BEGIN DATASET RECORDS

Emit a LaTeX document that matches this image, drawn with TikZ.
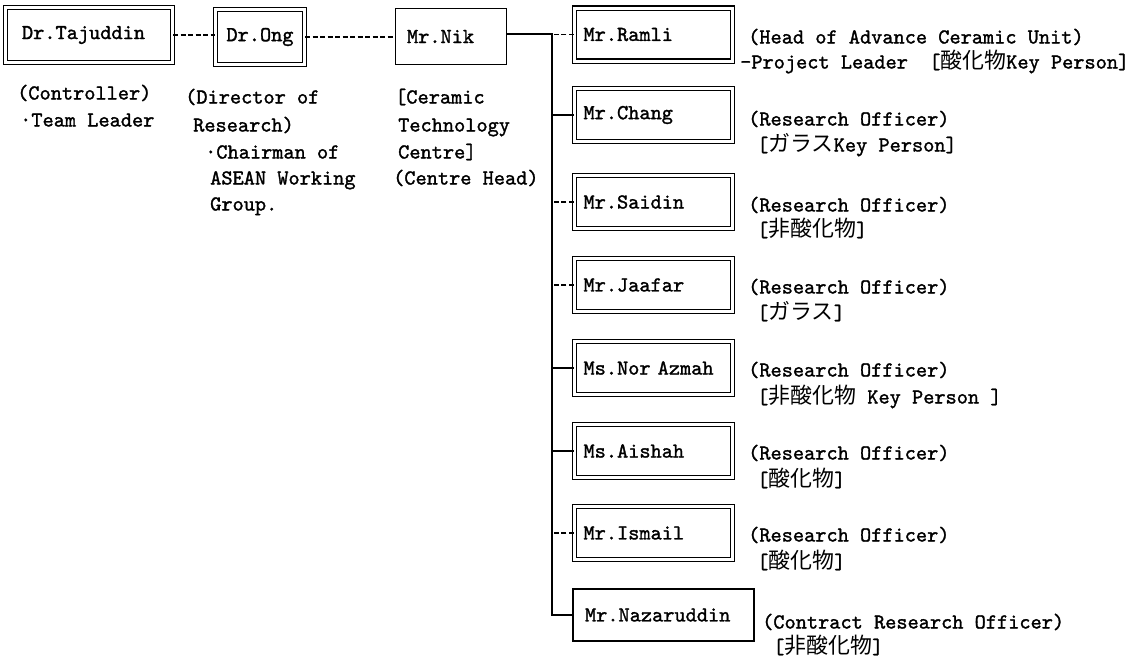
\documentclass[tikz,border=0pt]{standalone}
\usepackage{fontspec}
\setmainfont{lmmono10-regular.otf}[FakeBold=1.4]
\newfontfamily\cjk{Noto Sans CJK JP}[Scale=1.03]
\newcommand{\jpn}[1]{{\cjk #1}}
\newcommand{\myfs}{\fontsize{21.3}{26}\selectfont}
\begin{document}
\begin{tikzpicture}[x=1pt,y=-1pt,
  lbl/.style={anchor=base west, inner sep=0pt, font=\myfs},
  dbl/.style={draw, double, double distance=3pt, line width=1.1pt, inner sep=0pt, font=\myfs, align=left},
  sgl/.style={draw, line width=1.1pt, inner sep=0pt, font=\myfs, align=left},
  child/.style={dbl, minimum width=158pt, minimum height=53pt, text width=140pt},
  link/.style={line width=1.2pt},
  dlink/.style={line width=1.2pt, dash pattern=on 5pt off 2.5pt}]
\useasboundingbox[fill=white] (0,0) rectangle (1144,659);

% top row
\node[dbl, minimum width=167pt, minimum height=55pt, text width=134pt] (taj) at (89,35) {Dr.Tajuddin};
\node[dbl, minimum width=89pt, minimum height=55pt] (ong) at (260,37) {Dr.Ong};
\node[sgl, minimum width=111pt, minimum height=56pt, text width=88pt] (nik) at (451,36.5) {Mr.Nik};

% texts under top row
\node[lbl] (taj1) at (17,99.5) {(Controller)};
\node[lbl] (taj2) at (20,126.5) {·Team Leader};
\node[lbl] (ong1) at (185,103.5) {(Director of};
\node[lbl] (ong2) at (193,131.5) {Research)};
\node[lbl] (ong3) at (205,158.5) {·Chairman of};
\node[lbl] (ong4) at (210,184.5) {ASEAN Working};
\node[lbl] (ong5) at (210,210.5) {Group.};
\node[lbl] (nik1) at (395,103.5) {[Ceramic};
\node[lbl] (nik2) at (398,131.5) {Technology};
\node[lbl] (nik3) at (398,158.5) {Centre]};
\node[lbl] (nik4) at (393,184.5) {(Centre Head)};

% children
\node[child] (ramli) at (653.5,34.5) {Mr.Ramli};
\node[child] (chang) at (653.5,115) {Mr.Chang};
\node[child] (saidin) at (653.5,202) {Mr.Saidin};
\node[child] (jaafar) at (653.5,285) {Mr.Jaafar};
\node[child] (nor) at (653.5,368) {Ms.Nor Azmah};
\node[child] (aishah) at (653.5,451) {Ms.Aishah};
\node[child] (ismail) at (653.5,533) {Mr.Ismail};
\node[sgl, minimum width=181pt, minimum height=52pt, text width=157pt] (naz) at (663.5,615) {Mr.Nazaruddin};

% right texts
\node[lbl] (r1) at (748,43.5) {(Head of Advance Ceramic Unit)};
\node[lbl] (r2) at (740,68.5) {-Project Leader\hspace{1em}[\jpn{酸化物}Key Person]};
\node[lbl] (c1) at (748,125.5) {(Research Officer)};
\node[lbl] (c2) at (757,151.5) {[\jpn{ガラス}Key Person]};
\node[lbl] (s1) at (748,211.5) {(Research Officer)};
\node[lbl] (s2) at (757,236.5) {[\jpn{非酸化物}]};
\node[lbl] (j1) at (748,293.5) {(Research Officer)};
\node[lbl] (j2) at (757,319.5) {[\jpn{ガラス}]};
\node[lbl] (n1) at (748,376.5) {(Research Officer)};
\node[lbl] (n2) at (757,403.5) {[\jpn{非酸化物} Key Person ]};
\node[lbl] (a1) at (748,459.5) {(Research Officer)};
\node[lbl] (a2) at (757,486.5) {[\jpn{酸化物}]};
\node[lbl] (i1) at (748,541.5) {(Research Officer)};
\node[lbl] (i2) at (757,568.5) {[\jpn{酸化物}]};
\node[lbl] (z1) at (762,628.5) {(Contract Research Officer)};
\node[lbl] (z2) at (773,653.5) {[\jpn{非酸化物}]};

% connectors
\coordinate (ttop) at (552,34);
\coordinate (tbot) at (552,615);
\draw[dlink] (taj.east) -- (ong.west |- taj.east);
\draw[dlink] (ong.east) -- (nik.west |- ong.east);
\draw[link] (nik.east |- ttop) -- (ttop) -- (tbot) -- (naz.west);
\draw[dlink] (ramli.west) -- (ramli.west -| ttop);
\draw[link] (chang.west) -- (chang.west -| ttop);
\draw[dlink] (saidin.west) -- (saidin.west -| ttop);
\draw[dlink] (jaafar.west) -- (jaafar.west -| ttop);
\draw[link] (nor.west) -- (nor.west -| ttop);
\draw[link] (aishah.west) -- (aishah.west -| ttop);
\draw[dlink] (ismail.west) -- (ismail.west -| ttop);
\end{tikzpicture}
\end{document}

END DATASET RECORDS
BEGIN DATASET RECORDS

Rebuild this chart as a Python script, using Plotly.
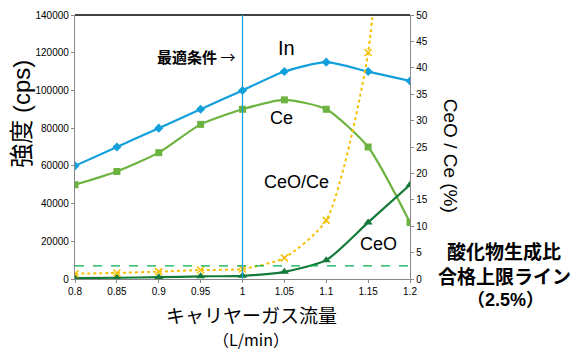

END DATASET RECORDS

» **SHORT PROBLEM**
From the line that has "Emit a LaTeX" through the line that has "minimum width=111pt, minimum", reproduce each line exactly as it stands and nothing else; do not include any pictures.

» **WRITTEN ANSWER**
Emit a LaTeX document that matches this image, drawn with TikZ.
\documentclass[tikz,border=0pt]{standalone}
\usepackage{fontspec}
\setmainfont{lmmono10-regular.otf}[FakeBold=1.4]
\newfontfamily\cjk{Noto Sans CJK JP}[Scale=1.03]
\newcommand{\jpn}[1]{{\cjk #1}}
\newcommand{\myfs}{\fontsize{21.3}{26}\selectfont}
\begin{document}
\begin{tikzpicture}[x=1pt,y=-1pt,
  lbl/.style={anchor=base west, inner sep=0pt, font=\myfs},
  dbl/.style={draw, double, double distance=3pt, line width=1.1pt, inner sep=0pt, font=\myfs, align=left},
  sgl/.style={draw, line width=1.1pt, inner sep=0pt, font=\myfs, align=left},
  child/.style={dbl, minimum width=158pt, minimum height=53pt, text width=140pt},
  link/.style={line width=1.2pt},
  dlink/.style={line width=1.2pt, dash pattern=on 5pt off 2.5pt}]
\useasboundingbox[fill=white] (0,0) rectangle (1144,659);

% top row
\node[dbl, minimum width=167pt, minimum height=55pt, text width=134pt] (taj) at (89,35) {Dr.Tajuddin};
\node[dbl, minimum width=89pt, minimum height=55pt] (ong) at (260,37) {Dr.Ong};
\node[sgl, minimum width=111pt, minimum height=56pt, text width=88pt] (nik) at (451,36.5) {Mr.Nik};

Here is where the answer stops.